Linkages between scientific understanding, conservation values, and silviculture are critical to ecologically sustainable forest management. The longleaf pine ecosystem is one of the rarest forest types in North America and, until recently, one of the least well understood in terms of its basic ecology. Models of management based on natural disturbance that utilize single tree selection are unique in their ability to maintain the conservation values of the longleaf ecosystem while generating moderate economic returns. However, many in the forest management community have been reluctant to embrace this approach to management because of misunderstandings about the basic ecology and demographics of longleaf pine forests.
The Joseph W. Jones Ecological Research Center has been conducting basic and applied research on the longleaf ecosystem for almost 15 years. Critical information from the Center’s research program on spatial and temporal patterns of natural disturbance, productivity, fire ecology, regeneration dynamics, and competitive processes have fed into a deeper understanding of how these forests function. This information has helped support and refine an ecologically-based approach to management and silviculture in longleaf forests.
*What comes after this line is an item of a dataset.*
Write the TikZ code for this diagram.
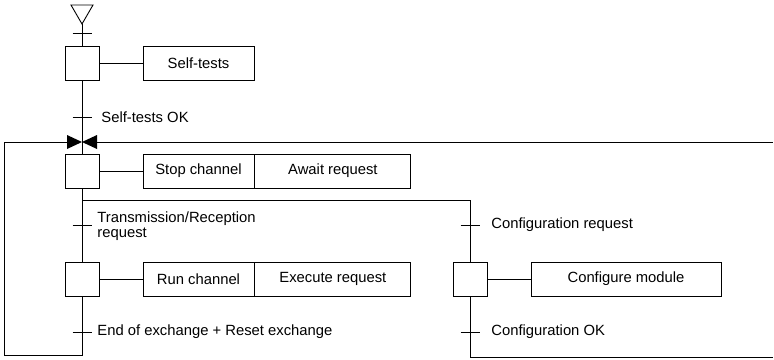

Results/Conclusions
Three years ago, the Center’s education program began offering training courses in ecological forestry in longleaf forests. These courses are targeted at natural resource professionals in management positions with nongovernmental, state, and federal agencies and organizations. The courses present basic ecology and natural history of longleaf forests, a natural disturbance based model of silviculture that incorporates the system’s conservation values, and relevant research and quantitative information to support this approach to management.
This effort is part of a larger national initiative called the Conservation Forestry Network. To date, 80 people have participated in the courses, with participants directly responsible for the management of more than 1.5 million acres of land. Evaluations for the course have been very positive, with an average of 90% of participants ranking all aspects of the course as excellent or very good. Through this work, the Center hopes to foster conservation of the longleaf ecosystem by linking information generated through its research program to educational efforts that impact a targeted constituency of natural resource managers and conservation practitioners.